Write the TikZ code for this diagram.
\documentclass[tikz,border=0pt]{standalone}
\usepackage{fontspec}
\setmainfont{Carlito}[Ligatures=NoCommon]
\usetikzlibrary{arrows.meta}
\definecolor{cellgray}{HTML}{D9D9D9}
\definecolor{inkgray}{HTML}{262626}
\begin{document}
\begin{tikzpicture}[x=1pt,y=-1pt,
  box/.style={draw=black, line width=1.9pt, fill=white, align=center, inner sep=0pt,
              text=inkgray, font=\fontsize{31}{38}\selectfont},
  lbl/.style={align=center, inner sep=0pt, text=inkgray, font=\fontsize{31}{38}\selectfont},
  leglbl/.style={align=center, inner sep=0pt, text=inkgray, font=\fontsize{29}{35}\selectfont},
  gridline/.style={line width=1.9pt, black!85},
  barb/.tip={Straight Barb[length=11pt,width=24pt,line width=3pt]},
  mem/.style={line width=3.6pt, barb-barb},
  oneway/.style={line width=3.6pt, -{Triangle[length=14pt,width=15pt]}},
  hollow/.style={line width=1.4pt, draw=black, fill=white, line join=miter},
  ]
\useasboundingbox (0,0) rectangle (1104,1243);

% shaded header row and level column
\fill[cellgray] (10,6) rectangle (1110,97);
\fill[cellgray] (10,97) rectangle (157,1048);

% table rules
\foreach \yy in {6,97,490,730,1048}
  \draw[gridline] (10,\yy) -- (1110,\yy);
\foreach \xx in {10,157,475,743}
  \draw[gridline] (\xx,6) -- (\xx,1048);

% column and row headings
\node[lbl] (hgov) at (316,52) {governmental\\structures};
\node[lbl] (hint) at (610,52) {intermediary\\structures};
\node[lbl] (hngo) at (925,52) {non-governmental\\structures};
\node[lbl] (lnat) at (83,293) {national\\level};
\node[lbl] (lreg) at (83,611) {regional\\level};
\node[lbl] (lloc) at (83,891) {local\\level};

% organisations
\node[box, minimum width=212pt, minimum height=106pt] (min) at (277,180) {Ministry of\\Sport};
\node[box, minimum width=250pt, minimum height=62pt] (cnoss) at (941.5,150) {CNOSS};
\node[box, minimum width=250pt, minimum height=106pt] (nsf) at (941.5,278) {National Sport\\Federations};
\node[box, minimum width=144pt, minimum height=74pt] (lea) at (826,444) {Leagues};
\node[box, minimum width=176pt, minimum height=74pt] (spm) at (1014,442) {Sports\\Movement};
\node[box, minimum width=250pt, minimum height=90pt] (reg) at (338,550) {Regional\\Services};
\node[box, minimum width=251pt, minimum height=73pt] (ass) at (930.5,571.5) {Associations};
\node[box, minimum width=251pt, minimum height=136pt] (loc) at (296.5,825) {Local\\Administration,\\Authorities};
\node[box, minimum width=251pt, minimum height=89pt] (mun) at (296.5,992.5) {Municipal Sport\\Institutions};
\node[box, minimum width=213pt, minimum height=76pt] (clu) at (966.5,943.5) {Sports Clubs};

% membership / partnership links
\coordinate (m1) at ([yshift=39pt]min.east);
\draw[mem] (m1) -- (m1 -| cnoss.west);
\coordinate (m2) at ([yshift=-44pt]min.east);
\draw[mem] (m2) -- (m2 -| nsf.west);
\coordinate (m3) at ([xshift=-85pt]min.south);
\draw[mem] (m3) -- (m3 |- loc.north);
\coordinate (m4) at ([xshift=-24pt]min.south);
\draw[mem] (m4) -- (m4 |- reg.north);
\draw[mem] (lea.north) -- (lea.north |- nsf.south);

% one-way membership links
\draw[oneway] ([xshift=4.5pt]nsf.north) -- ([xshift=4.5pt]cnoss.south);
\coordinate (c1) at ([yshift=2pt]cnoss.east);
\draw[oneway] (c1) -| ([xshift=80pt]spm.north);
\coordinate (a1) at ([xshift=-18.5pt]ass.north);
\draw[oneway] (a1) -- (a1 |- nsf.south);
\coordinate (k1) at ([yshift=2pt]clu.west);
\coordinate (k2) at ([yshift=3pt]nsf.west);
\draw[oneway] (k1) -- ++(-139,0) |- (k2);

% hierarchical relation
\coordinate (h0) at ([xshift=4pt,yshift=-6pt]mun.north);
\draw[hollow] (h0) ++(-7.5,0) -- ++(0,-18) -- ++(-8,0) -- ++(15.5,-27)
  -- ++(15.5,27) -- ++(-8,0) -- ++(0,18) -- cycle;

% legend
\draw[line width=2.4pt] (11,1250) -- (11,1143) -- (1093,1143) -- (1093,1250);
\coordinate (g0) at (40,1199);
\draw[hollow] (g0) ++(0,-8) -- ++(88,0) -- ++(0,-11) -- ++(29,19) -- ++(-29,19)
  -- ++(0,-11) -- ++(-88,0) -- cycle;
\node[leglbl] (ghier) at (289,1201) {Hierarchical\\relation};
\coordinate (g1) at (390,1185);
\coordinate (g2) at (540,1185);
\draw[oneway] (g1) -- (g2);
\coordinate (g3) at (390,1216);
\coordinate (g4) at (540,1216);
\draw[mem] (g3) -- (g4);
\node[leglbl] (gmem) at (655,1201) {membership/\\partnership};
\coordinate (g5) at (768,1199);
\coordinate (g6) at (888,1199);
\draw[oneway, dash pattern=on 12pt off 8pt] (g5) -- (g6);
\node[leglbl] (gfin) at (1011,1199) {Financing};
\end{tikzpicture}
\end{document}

....

EXERCISE:
Please repeat word for word the lines above that run from the beginning through the line containing "(0,0) rectangle (1104,1243);", keeping both the first and that last line.

WORKED SOLUTION:
Write the TikZ code for this diagram.
\documentclass[tikz,border=0pt]{standalone}
\usepackage{fontspec}
\setmainfont{Carlito}[Ligatures=NoCommon]
\usetikzlibrary{arrows.meta}
\definecolor{cellgray}{HTML}{D9D9D9}
\definecolor{inkgray}{HTML}{262626}
\begin{document}
\begin{tikzpicture}[x=1pt,y=-1pt,
  box/.style={draw=black, line width=1.9pt, fill=white, align=center, inner sep=0pt,
              text=inkgray, font=\fontsize{31}{38}\selectfont},
  lbl/.style={align=center, inner sep=0pt, text=inkgray, font=\fontsize{31}{38}\selectfont},
  leglbl/.style={align=center, inner sep=0pt, text=inkgray, font=\fontsize{29}{35}\selectfont},
  gridline/.style={line width=1.9pt, black!85},
  barb/.tip={Straight Barb[length=11pt,width=24pt,line width=3pt]},
  mem/.style={line width=3.6pt, barb-barb},
  oneway/.style={line width=3.6pt, -{Triangle[length=14pt,width=15pt]}},
  hollow/.style={line width=1.4pt, draw=black, fill=white, line join=miter},
  ]
\useasboundingbox (0,0) rectangle (1104,1243);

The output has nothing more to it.